Prayer for the Poor

To watch the Prayer for the Poor from the Church of Sant’Egidio click here.

John 12:1-11

Six days before the Passover Jesus came to Bethany, the home of Lazarus, whom he had raised from the dead. There they gave a dinner for him. Martha served, and Lazarus was one of those at the table with him. Mary took a pound of costly perfume made of pure nard, anointed Jesus’ feet, and wiped them with her hair. The house was filled with the fragrance of the perfume. But Judas Iscariot, one of his disciples (the one who was about to betray him), said, ‘Why was this perfume not sold for three hundred denarii and the money given to the poor?’ (He said this not because he cared about the poor, but because he was a thief; he kept the common purse and used to steal what was put into it.) Jesus said, ‘Leave her alone. She bought it so that she might keep it for the day of my burial. You always have the poor with you, but you do not always have me.’

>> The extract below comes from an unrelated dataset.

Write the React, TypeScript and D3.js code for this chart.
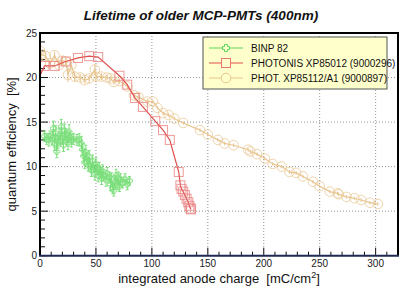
import React from "react";
import * as d3 from "d3";

const title = "Lifetime of older MCP-PMTs (400nm)";
const xTitle = "integrated anode charge\u00a0\u00a0[mC/cm";
const yTitle = "quantum efficiency\u00a0\u00a0[%]";
const seriesNames = ["BINP 82", "PHOTONIS XP85012 (9000296)", "PHOT. XP85112/A1 (9000897)"];
const xTicks = [0, 50, 100, 150, 200, 250, 300];
const yTicks = [0, 5, 10, 15, 20, 25];

// BINP 82: [x, y, err]
const binp: [number, number, number][] = [
  [4, 13.4, 0.6], [6, 13.1, 0.6], [8, 13.0, 0.7], [9, 13.4, 0.6], [11, 13.2, 0.7], [12, 14.3, 0.8],
  [13, 12.5, 0.7], [14, 13.8, 0.8], [15, 11.7, 0.7], [16, 12.8, 0.7], [17, 13.5, 0.8], [18, 12.9, 0.6],
  [19, 14.5, 0.8], [20, 13.2, 0.7], [21, 12.4, 0.7], [22, 14.0, 0.8], [23, 13.6, 0.7], [24, 13.1, 0.6],
  [25, 12.6, 0.7], [26, 13.9, 0.8], [27, 13.3, 0.6], [28, 12.9, 0.7], [30, 13.1, 0.6], [33, 13.0, 0.6],
  [35, 13.0, 0.7], [37, 12.6, 0.8], [38, 11.9, 0.7], [39, 11.2, 0.7], [40, 10.5, 0.7], [41, 11.6, 0.8],
  [42, 10.9, 0.7], [43, 10.2, 0.7], [44, 11.1, 0.7], [45, 10.0, 0.6], [46, 9.6, 0.7], [47, 10.6, 0.7],
  [48, 9.9, 0.6], [49, 9.2, 0.7], [50, 10.3, 0.7], [51, 9.7, 0.6], [52, 9.0, 0.7], [53, 9.8, 0.7],
  [54, 9.3, 0.6], [55, 8.7, 0.7], [56, 9.5, 0.7], [57, 9.0, 0.6], [59, 8.5, 0.7], [60, 9.2, 0.7],
  [62, 8.8, 0.6], [63, 8.0, 0.7], [64, 8.6, 0.7], [65, 7.6, 0.6], [66, 7.3, 0.6], [67, 8.3, 0.7],
  [68, 9.0, 0.7], [69, 8.0, 0.6], [70, 8.7, 0.7], [71, 7.8, 0.6], [72, 8.5, 0.7], [74, 8.2, 0.6],
  [76, 8.6, 0.6], [78, 8.0, 0.6], [80, 8.4, 0.5],
];

// PHOTONIS XP85012
const photonis: [number, number][] = [
  [0, 20.2], [4, 21.3], [13, 21.3], [23, 21.8], [34, 22.2], [44, 22.4], [52, 22.3],
  [71, 20.2], [78, 19.2], [85, 17.7], [92, 16.7], [103, 15.1], [110, 14.1], [116, 13.0],
  [124, 9.4], [125.5, 7.9], [126.5, 7.5], [128, 7.2], [129.5, 6.8], [131, 6.4], [132.5, 6.0],
  [133.5, 5.6], [134.5, 5.3], [135, 5.2],
];

// PHOT. XP85112/A1: [x, y, err]
const phot: [number, number, number][] = [
  [0, 23.0, 0.5], [1, 22.6, 0.5], [5, 22.4, 0.4], [9, 21.6, 0.4], [13, 22.5, 0.4], [17, 21.4, 0.4],
  [20, 21.9, 0.5], [23, 21.8, 0.4], [25, 20.3, 0.8], [28, 21.4, 0.4], [31, 20.1, 0.6], [36, 20.0, 0.4],
  [40, 19.7, 0.4], [44, 19.9, 0.4], [49, 20.9, 0.6], [50, 20.1, 0.5], [55, 20.1, 0.4], [60, 20.0, 0.3],
  [63, 19.9, 0.3], [66, 19.5, 0.3], [71, 19.6, 0.3], [78, 19.0, 0.3], [84, 18.0, 0.3], [88, 17.8, 0.3],
  [96, 17.3, 0.3], [101, 17.3, 0.2], [105, 16.6, 0.2], [110, 16.0, 0.2], [115, 15.8, 0.2], [120, 15.4, 0.2],
  [128, 14.9, 0.2], [143, 14.1, 0.2], [150, 13.6, 0.2], [159, 13.0, 0.2], [165, 12.6, 0.2], [173, 12.4, 0.2],
  [186, 11.9, 0.2], [188, 11.7, 0.2], [194, 11.4, 0.2], [201, 10.9, 0.2], [208, 10.3, 0.2], [216, 10.0, 0.2],
  [223, 9.4, 0.2], [229, 9.3, 0.2], [235, 8.9, 0.2], [244, 8.3, 0.2], [250, 7.8, 0.2], [259, 7.2, 0.2],
  [266, 7.0, 0.2], [267, 6.9, 0.2], [274, 6.6, 0.2], [281, 6.45, 0.2], [287, 6.25, 0.2], [295, 5.95, 0.2],
  [302, 5.8, 0.2],
];

const W = 407, H = 290;
const L = 40, R = 398, T = 33, B = 255.7;
const GREEN = "#5cd85c";
const RED = "#e05050";
const RED_M = "#e87878";
const TAN = "#e8c590";
const FONT = "'Liberation Sans', Arial, Helvetica, sans-serif";

function crossPath(cx: number, cy: number, s: number, a: number) {
  return `M${cx - a},${cy - s}H${cx + a}V${cy - a}H${cx + s}V${cy + a}H${cx + a}V${cy + s}H${cx - a}V${cy + a}H${cx - s}V${cy - a}H${cx - a}Z`;
}

export default function App() {
  const x = d3.scaleLinear().domain([0, 320]).range([L, R]);
  const y = d3.scaleLinear().domain([0, 25]).range([B, T]);
  const line = d3.line<[number, number]>().x((d) => x(d[0])).y((d) => y(d[1]));
  const line3 = d3.line<[number, number, number]>().x((d) => x(d[0])).y((d) => y(d[1]));

  const xMinor = d3.range(0, 321, 10);
  const yMinor = d3.range(0, 25.01, 1);

  const legX = 203, legY = 37, legW = 184, legH = 52;
  const legRows = [48, 63, 78];

  return (
    <svg width={W} height={H} style={{ position: "absolute", left: 0, top: 0 }} fontFamily={FONT}>
      <rect x={0} y={0} width={W} height={H} fill="#fff" />
      <text x={201} y={20} textAnchor="middle" fontSize={13.5} fontWeight="bold" fontStyle="italic" fill="#111">
        {title}
      </text>
      {xTicks.filter((t) => t > 0).map((t) => (
        <line key={"gx" + t} x1={x(t)} x2={x(t)} y1={T} y2={B} stroke="#777" strokeWidth={0.8} strokeDasharray="1,2" />
      ))}
      {yTicks.filter((t) => t > 0 && t < 25).map((t) => (
        <line key={"gy" + t} x1={L} x2={R} y1={y(t)} y2={y(t)} stroke="#777" strokeWidth={0.8} strokeDasharray="1,2" />
      ))}
      {xMinor.map((t) => (
        <line key={"xt" + t} x1={x(t)} x2={x(t)} y1={B} y2={B - (t % 50 === 0 ? 8 : 4)} stroke="#111" strokeWidth={1} />
      ))}
      {yMinor.map((t) => (
        <line key={"yt" + t} x1={L} x2={L + (t % 5 === 0 ? 8 : 5)} y1={y(t)} y2={y(t)} stroke="#111" strokeWidth={1} />
      ))}
      {xTicks.map((t) => (
        <text key={"xl" + t} x={x(t)} y={B + 11} textAnchor="middle" fontSize={10} fill="#222">{t}</text>
      ))}
      {yTicks.map((t) => (
        <text key={"yl" + t} x={L - 3} y={y(t) + 3.5} textAnchor="end" fontSize={10} fill="#222">{t}</text>
      ))}
      <text x={219} y={283} textAnchor="middle" fontSize={13} fill="#111">
        {xTitle}
        <tspan dy={-5} fontSize={9}>2</tspan>
        <tspan dy={5}>]</tspan>
      </text>
      <text transform={`translate(16,${(T + B) / 2}) rotate(-90)`} textAnchor="middle" fontSize={13} fill="#111">
        {yTitle}
      </text>

      <clipPath id="plotclip">
        <rect x={L} y={T} width={R - L} height={B - T} />
      </clipPath>
      <g clipPath="url(#plotclip)">
        <g opacity={0.8}>
          <path d={line3(binp) || ""} fill="none" stroke={GREEN} strokeWidth={1} />
          {binp.map((d, i) => (
            <g key={"b" + i}>
              <line x1={x(d[0])} x2={x(d[0])} y1={y(d[1] - d[2])} y2={y(d[1] + d[2])} stroke={GREEN} strokeWidth={1} />
              <line x1={x(d[0]) - 1.5} x2={x(d[0]) + 1.5} y1={y(d[1] - d[2])} y2={y(d[1] - d[2])} stroke={GREEN} strokeWidth={1} />
              <line x1={x(d[0]) - 1.5} x2={x(d[0]) + 1.5} y1={y(d[1] + d[2])} y2={y(d[1] + d[2])} stroke={GREEN} strokeWidth={1} />
              <path d={crossPath(x(d[0]), y(d[1]), 3, 1.2)} fill="none" stroke={GREEN} strokeWidth={0.8} />
            </g>
          ))}
        </g>
        <g>
          <path d={line3(phot) || ""} fill="none" stroke={TAN} strokeWidth={1.2} />
          {phot.map((d, i) => (
            <g key={"p" + i}>
              <line x1={x(d[0])} x2={x(d[0])} y1={y(d[1] - d[2])} y2={y(d[1] + d[2])} stroke={TAN} strokeWidth={1} />
              <circle cx={x(d[0])} cy={y(d[1])} r={4.8} fill="none" stroke={TAN} strokeWidth={1} strokeOpacity={0.75} />
            </g>
          ))}
        </g>
        <g>
          <path d={line(photonis) || ""} fill="none" stroke={RED} strokeWidth={1.2} />
          {photonis.slice(1).map((d, i) => (
            <rect key={"r" + i} x={x(d[0]) - 4.5} y={y(d[1]) - 4.5} width={9} height={9} fill="none" stroke={RED_M} strokeWidth={1} strokeOpacity={0.75} />
          ))}
        </g>
      </g>

      <line x1={L} x2={L} y1={T} y2={B} stroke="#000" strokeWidth={2} />
      <line x1={L - 1} x2={R + 1} y1={T} y2={T} stroke="#000" strokeWidth={2} />
      <line x1={R} x2={R} y1={T} y2={B} stroke="#000" strokeWidth={2} />
      <line x1={L - 1} x2={R + 1} y1={B} y2={B} stroke="#1f2a55" strokeWidth={2} />

      <rect x={legX} y={legY} width={legW} height={legH} fill="#ffffcc" stroke="#555" strokeWidth={1} />
      <g>
        <line x1={209} x2={243} y1={legRows[0]} y2={legRows[0]} stroke={GREEN} strokeWidth={1.2} />
        <line x1={226} x2={226} y1={legRows[0] - 4} y2={legRows[0] + 4} stroke={GREEN} strokeWidth={1.2} />
        <path d={crossPath(226, legRows[0], 3.5, 1.5)} fill="#ffffcc" stroke={GREEN} strokeWidth={1} />
        <line x1={209} x2={243} y1={legRows[1]} y2={legRows[1]} stroke={RED} strokeWidth={1.2} />
        <rect x={221.5} y={legRows[1] - 4.5} width={9} height={9} fill="#ffffcc" stroke={RED_M} strokeWidth={1} />
        <line x1={209} x2={243} y1={legRows[2]} y2={legRows[2]} stroke={TAN} strokeWidth={1.2} />
        <circle cx={226} cy={legRows[2]} r={4.8} fill="#ffffcc" stroke={TAN} strokeWidth={1} />
        {seriesNames.map((n, i) => (
          <text key={n} x={251} y={legRows[i] + 3.5} fontSize={10} fill="#111">{n}</text>
        ))}
      </g>
    </svg>
  );
}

When the great crowd of the Jews learned that he was there, they came not only because of Jesus but also to see Lazarus, whom he had raised from the dead. So the chief priests planned to put Lazarus to death as well, since it was on account of him that many of the Jews were deserting and were believing in Jesus.

The Gospel of John begins the narration of the Passion of Jesus with a dinner in Bethany at the house of Martha, Mary and Lazarus – a family that was very dear to Jesus. In those days of his harsh struggles with the Pharisees and priests, this home had become a place of rest and repose. It was six days before the Passover, as it is for us now, and once again Jesus was having dinner with them. Lazarus, whom Jesus had recently brought back to life, was there too. At one point during the dinner Mary gets up, comes close to Jesus, and kneels at his feet, covering them with a precious ointment and then drying them with her hair. Her gesture can be a sign of affectionate gratitude for the gift of life to her brother. It is in any event a gesture full of gratuitousness. But Judas thinks differently. For him, this gesture so full of love is a useless waste. The evangelist notes that he said this not because the poor were of interest to him but rather money, that is his own advantage. Jesus responds immediately to Judas and says, “Leave her alone.” Jesus wants Mary to continue her loving gesture: the ointment she uses foreshadows the oil that will be poured on his body before his burial and then he adds: “You always have the poor with you, but you do not always have me.” Indeed shortly Jesus was about to begin his way of the cross, which would lead to his death. Mary was the only one who understood that Jesus was going to be put to death and therefore needed special affection and closeness. In that attitude that was so tender and full of love, made of simple and concrete gestures, is symbolized the way of salvation: being at the side of the poor, of the weak and the elderly, we are close to Jesus himself. This is the meaning of Jesus’ saying: “You have always the poor with you.” They could tell us how much need they have of the perfume of friendship and love. Blessed are we – and they – if we have Mary’s same tenderness and audacity!